The US military has a lot of drones—and an unending demand from troops in the field for more. As a result, the Army has for some time allowed units to purchase hundreds of off-the-shelf drones made by DJI, the Chinese consumer drone maker. The Army Aviation Directorate has provided “airworthiness releases” for DJI drones over 300 times for a variety of missions, according to a memorandum issued by the directorate’s deputy chief of staff.
But now all of those drones are getting pulled from service, as the result of classified findings in a May study by the Army Research Lab at Aberdeen Proving Grounds in Maryland, as well as a Navy memorandum citing “operational risks” in using DJI drones. The memorandum ordering the ban was obtained by Small UAS News.
The reason may be related to information gathering by DJI’s products that could include geographic location of flights, audio, and video.
DJI has faced privacy complaints in the past. Last year, the company issued a statement asserting that DJI only stored drone data via DJI’s GO app when it was submitted by the customer. “DJI cannot, and we believe should not, access your live feed, the video files on your drone’s memory cards, or the video files on your phone or tablet connected to the flight controller,” a DJI spokesman said in the April 2016 statement. “Since we cannot access it, we cannot provide it to anyone else—even with a court order or another valid legal demand.”
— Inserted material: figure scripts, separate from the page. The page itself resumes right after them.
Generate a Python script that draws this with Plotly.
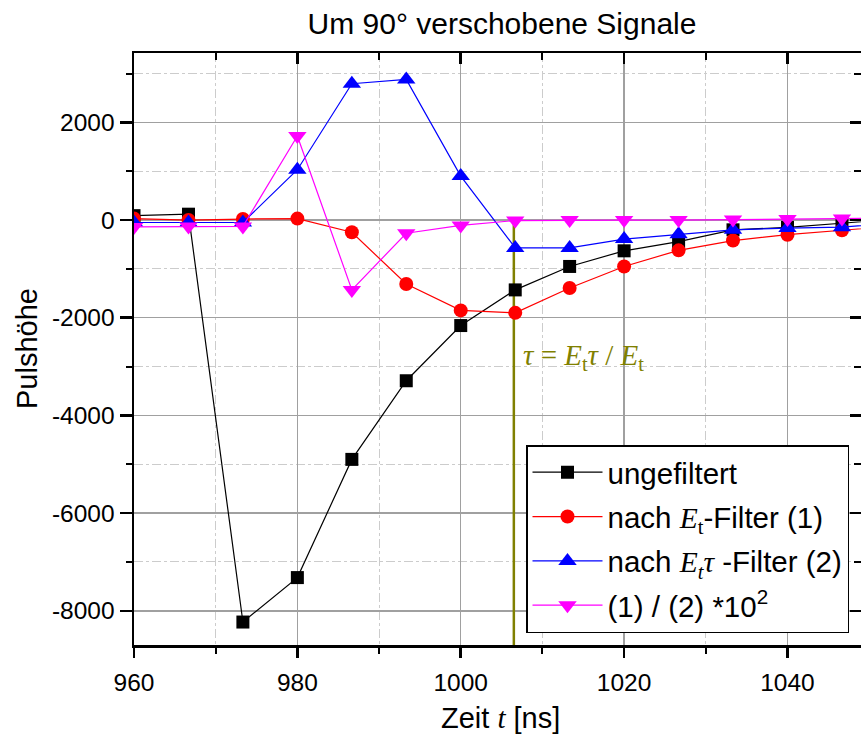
import plotly.graph_objects as go

# ---- data ----
t_ns = [960.0, 966.67, 973.33, 980.0, 986.67, 993.33, 1000.0, 1006.67,
        1013.33, 1020.0, 1026.67, 1033.33, 1040.0, 1046.67, 1053.33]
ungefiltert = [90, 120, -8230, -7320, -4900, -3290, -2160, -1430,
               -950, -630, -440, -200, -150, -70, 20]
filter_1 = [30, 0, 20, 30, -250, -1310, -1850, -1900,
            -1390, -950, -620, -420, -300, -210, -120]
filter_2 = [-50, -50, -50, 1030, 2790, 2880, 900, -570,
            -570, -390, -290, -200, -165, -145, -60]
ratio_12 = [-140, -130, -130, 1720, -1430, -270, -110, -10,
            0, 0, 0, 10, 20, 30, 40]
tau_line_x = 1006.5

y_tickvals = [2000, 0, -2000, -4000, -6000, -8000]
y_ticktext = ["2000", "0", "-2000", "-4000", "-6000", "-8000"]
x_tickvals = [960, 980, 1000, 1020, 1040]
x_ticktext = ["960", "980", "1000", "1020", "1040"]

X_RANGE = [960, 1049]
Y_RANGE = [-8700, 3420]

SERIF = "Liberation Serif, Times New Roman, serif"
SANS = "Arial, Liberation Sans, sans-serif"

names = [
    "ungefiltert",
    "nach " + f"<span style='font-family:{SERIF}'><i>E</i><sub>t</sub></span>" + "-Filter (1)",
    "nach " + f"<span style='font-family:{SERIF}'><i>E</i><sub><i>t</i></sub><i>τ</i></span>" + " -Filter (2)",
    "(1) / (2) *10<sup>2</sup>",
]
series = [ungefiltert, filter_1, filter_2, ratio_12]
colors = ["#000000", "#ff0000", "#0000ff", "#ff00ff"]
symbols = ["square", "circle", "triangle-up", "triangle-down"]
sizes = [13, 14, 16, 16]

fig = go.Figure()
for i, (name, ys) in enumerate(zip(names, series)):
    fig.add_trace(go.Scatter(
        x=t_ns, y=ys, name=name, mode="lines+markers",
        line=dict(color=colors[i], width=1.2),
        marker=dict(symbol=symbols[i], size=sizes[i], color=colors[i],
                    line=dict(width=0)),
        legendgroup=f"g{i}",
    ))

# dummy trace for mirrored axes (top/right with inward ticks)
fig.add_trace(go.Scatter(x=[None], y=[None], xaxis="x2", yaxis="y2",
                         showlegend=False, hoverinfo="skip"))

fig.add_shape(type="line", xref="x", yref="y", x0=tau_line_x, x1=tau_line_x,
              y0=0, y1=Y_RANGE[0], line=dict(color="#808000", width=2.5),
              layer="between")

fig.add_annotation(
    x=1007.4, y=-2800, xref="x", yref="y", xanchor="left", yanchor="middle",
    text="<i>τ</i> = <i>E</i><sub>t</sub><i>τ</i> / <i>E</i><sub>t</sub>",
    showarrow=False, font=dict(family=SERIF, size=29, color="#808000"))

# axis titles
fig.add_annotation(
    x=(27 - 134) / 727, y=0.5, xref="paper", yref="paper", text="Pulshöhe",
    textangle=-90, showarrow=False, xanchor="center", yanchor="middle",
    font=dict(family=SANS, size=29, color="#000000"))

fig.add_annotation(
    x=(500 - 134) / 727, y=-(718 - 645) / 592, xref="paper", yref="paper",
    text=f"Zeit <span style='font-family:{SERIF}'><i>t</i></span> [ns]",
    showarrow=False, xanchor="center", yanchor="middle",
    font=dict(family=SANS, size=29, color="#000000"))

grid_major = "#a0a0a0"
grid_minor = "#cccccc"

common_axis = dict(automargin=False, showline=True, linecolor="black",
                   linewidth=2.5, zeroline=False, tickcolor="black")

fig.update_layout(
    template="none",
    width=861, height=740,
    margin=dict(l=134, r=0, t=53, b=95, pad=0),
    paper_bgcolor="white", plot_bgcolor="white",
    hovermode=False,
    title=dict(text="Um 90° verschobene Signale", x=502 / 861, xanchor="center",
               y=1 - 23 / 740, yanchor="middle", yref="container",
               font=dict(family=SANS, size=30, color="#000000")),
    font=dict(family=SANS, color="#000000"),
    xaxis=dict(
        **common_axis,
        range=X_RANGE, tickvals=x_tickvals, ticktext=x_ticktext,
        ticks="outside", ticklen=10, tickwidth=2.5,
        tickfont=dict(family=SANS, size=24.5, color="black"),
        ticklabelstandoff=4,
        showgrid=True, gridcolor=grid_major, gridwidth=1.5,
        minor=dict(dtick=10, tick0=960, ticks="outside", ticklen=6, tickwidth=2,
                   tickcolor="black", showgrid=True, gridcolor=grid_minor,
                   griddash="dashdot", gridwidth=1),
    ),
    yaxis=dict(
        **common_axis,
        range=Y_RANGE, tickvals=y_tickvals, ticktext=y_ticktext,
        ticks="outside", ticklen=12, tickwidth=2.5,
        tickfont=dict(family=SANS, size=24.5, color="black"),
        ticklabelstandoff=0,
        showgrid=True, gridcolor=grid_major, gridwidth=1.5,
        minor=dict(dtick=1000, tick0=0, ticks="outside", ticklen=6, tickwidth=2,
                   tickcolor="black", showgrid=True, gridcolor=grid_minor,
                   griddash="dashdot", gridwidth=1),
    ),
    xaxis2=dict(
        **common_axis,
        range=X_RANGE, overlaying="x", side="top", anchor="y2",
        tickvals=x_tickvals, showticklabels=False,
        ticks="inside", ticklen=11, tickwidth=2.5,
        showgrid=False,
        minor=dict(dtick=10, tick0=960, ticks="inside", ticklen=7, tickwidth=2,
                   tickcolor="black", showgrid=False),
    ),
    yaxis2=dict(
        **common_axis,
        range=Y_RANGE, overlaying="y", side="right", anchor="x2",
        tickvals=y_tickvals, showticklabels=False,
        ticks="inside", ticklen=11, tickwidth=2.5,
        showgrid=False,
        minor=dict(dtick=1000, tick0=0, ticks="inside", ticklen=7, tickwidth=2,
                   tickcolor="black", showgrid=False),
    ),
    legend=dict(
        x=(526 - 134) / 727, y=(645 - 445) / 592, xanchor="left", yanchor="top",
        bgcolor="white", bordercolor="black", borderwidth=1.5,
        font=dict(family=SANS, size=29.5, color="black"),
        itemwidth=70, tracegroupgap=3, itemclick=False,
    ),
)

fig.write_html("out.html",
               config={"displayModeBar": False, "staticPlot": True},
               post_script="document.body.style.margin='0px';"
                           "document.body.style.overflow='hidden';")
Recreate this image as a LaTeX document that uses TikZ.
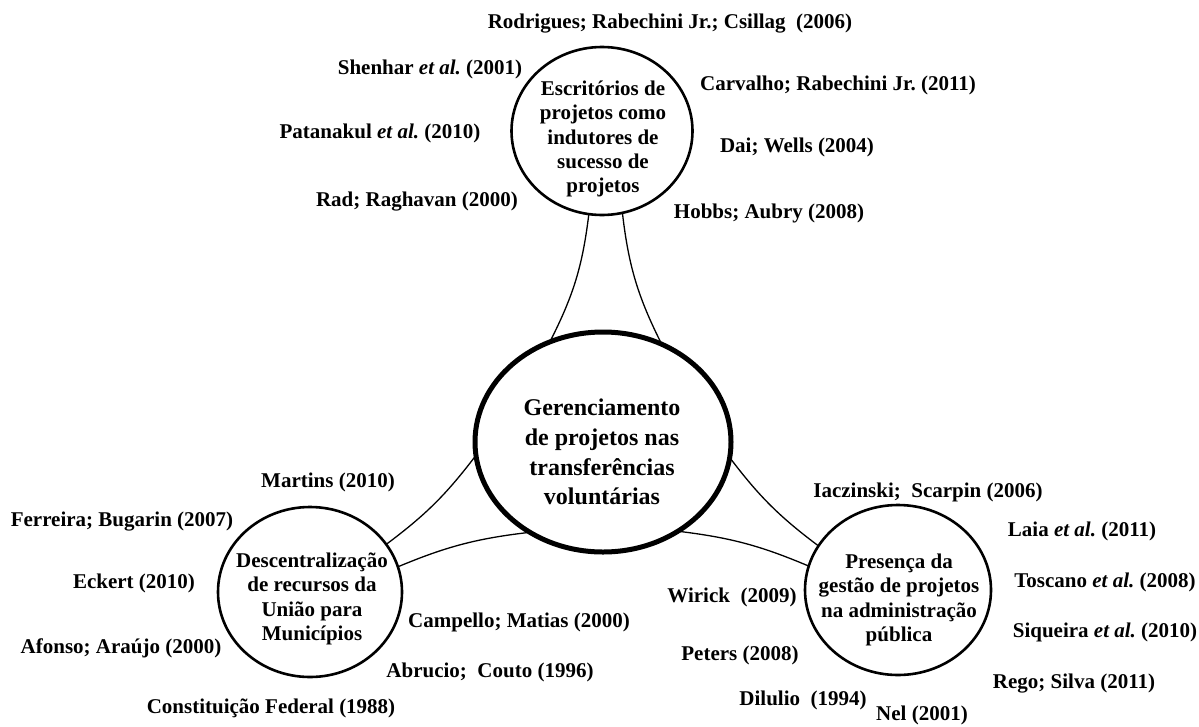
\documentclass[tikz,border=0pt]{standalone}
\usepackage{fontspec}
\setmainfont{Liberation Serif}
\frenchspacing
\usetikzlibrary{shapes.geometric}
\tikzset{
  theme/.style={ellipse, draw=black, line width=2.6pt, inner sep=0pt, outer sep=0pt},
  hubring/.style={ellipse, draw=black, line width=5pt, inner sep=0pt, outer sep=0pt},
  themetext/.style={align=center, inner sep=0pt, font=\fontsize{21}{24.3}\selectfont\bfseries},
  hubtext/.style={align=center, inner sep=0pt, font=\fontsize{24}{29.7}\selectfont\bfseries},
  ref/.style={inner sep=0pt, font=\fontsize{21}{24}\selectfont\bfseries},
  link/.style={draw=black, line width=1.3pt}
}
\begin{document}
\begin{tikzpicture}[x=1pt, y=-1pt]
\useasboundingbox (0,0) rectangle (1199,726);

% main topic and the three themes
\node[hubring, minimum width=256, minimum height=220] (hub) at (603,442) {};
\node[theme, minimum width=181, minimum height=168] (pmo) at (602,131) {};
\node[theme, minimum width=184, minimum height=170] (dec) at (310,592) {};
\node[theme, minimum width=186, minimum height=170] (pub) at (898,590) {};

\node[hubtext] (hubt) at (602,452) {Gerenciamento\\de projetos nas\\transferências\\voluntárias};
\node[themetext] (pmot) at (603,139) {Escritórios de\\projetos como\\indutores de\\sucesso de\\projetos};
\node[themetext] (dect) at (312,599) {Descentralização\\de recursos da\\União para\\Municípios};
\node[themetext] (pubt) at (899,600) {Presença da\\gestão de projetos\\na administração\\pública};

% connectors between the themes and the main topic
\draw[link] (pmo.-99.2) to[bend left=10] (hub.118);
\draw[link] (pmo.-76.9) to[bend right=10] (hub.59.5);
\draw[link] (hub.-174.3) to[bend left=8] (dec.32.7);
\draw[link] (hub.-129.7) to[bend right=8] (dec.16.1);
\draw[link] (hub.-7) to[bend right=8] (pub.151.8);
\draw[link] (hub.-50) to[bend left=8] (pub.165.4);

% references around the project office theme
\node[ref] (r1) at (670,24) {Rodrigues; Rabechini Jr.; Csillag~ (2006)};
\node[ref] (r2) at (430,69) {Shenhar \textit{et al.} (2001)};
\node[ref] (r3) at (838,85) {Carvalho; Rabechini Jr. (2011)};
\node[ref] (r4) at (380,133) {Patanakul \textit{et al.} (2010)};
\node[ref] (r5) at (797,147) {Dai; Wells (2004)};
\node[ref] (r6) at (417,202) {Rad; Raghavan (2000)};
\node[ref] (r7) at (769,213) {Hobbs; Aubry (2008)};

% references around the decentralisation theme
\node[ref] (r8) at (328,482) {Martins (2010)};
\node[ref] (r9) at (122,522) {Ferreira; Bugarin (2007)};
\node[ref] (r10) at (134,583) {Eckert (2010)};
\node[ref] (r11) at (519,622) {Campello; Matias (2000)};
\node[ref] (r12) at (121,648) {Afonso; Araújo (2000)};
\node[ref] (r13) at (490,672) {Abrucio;~ Couto (1996)};
\node[ref] (r14) at (271,708) {Constituição Federal (1988)};

% references around the public administration theme
\node[ref] (r15) at (928,492) {Iaczinski;~ Scarpin (2006)};
\node[ref] (r16) at (1082,531) {Laia \textit{et al.} (2011)};
\node[ref] (r17) at (1105,582) {Toscano \textit{et al.} (2008)};
\node[ref] (r18) at (732,597) {Wirick~ (2009)};
\node[ref] (r19) at (1105,632) {Siqueira \textit{et al.} (2010)};
\node[ref] (r20) at (740,655) {Peters (2008)};
\node[ref] (r21) at (1074,684) {Rego; Silva (2011)};
\node[ref] (r22) at (803,700) {Dilulio~ (1994)};
\node[ref] (r23) at (922,715) {Nel (2001)};
\end{tikzpicture}
\end{document}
However, DJI has also included software in many of its drones that use geolocation to determine whether the drone is in a No Fly Zone. And the company’s privacy statement notes:
We may preserve and disclose your information if required to do so by law or in the good-faith belief that such action is necessary to comply with applicable laws, in response to a court order, judicial or other government subpoena, warrant or request, or to otherwise cooperate with law enforcement or other governmental agencies.
DJI stores data it collects on servers in the United States and China.
Intentional collection by DJI is likely not the issue found by Army Research Labs, however. The problem may be related to others gaining access to telemetry data in the field, including adversaries. The Islamic State has used DJI drones heavily in Iraq and Syria, even rigging them to drop grenades on their enemies. Since the drones are so ubiquitous and the control protocols are well known, ARL may have found that an adversary could hijack a control session through a bug in DJI’s protocol, or obtain telemetry, audio and video covertly.
In any case, Army Air Directorate’s deputy chief of staff Lt. General Joseph Anderson issued a memo on August 2 ordering units to “cease all use, uninstall all DJI applications, remove all batteries/storage media from devices, and secure equipment for follow-on direction.”
“We are surprised and disappointed to read reports of the U.S. Army’s unprompted restriction on DJI drones as we were not consulted during their decision,” said Michael Oldenburg, DJI’s senior communication manager for North America in an e-mail to Ars. “We are happy to work directly with any organization, including the U.S. Army, that has concerns about our management of cyber issues.We’ll be reaching out to the U.S. Army to confirm the memo and to understand what is specifically meant by ‘cyber vulnerabilities’. Until then, we ask everyone to refrain from undue speculation.”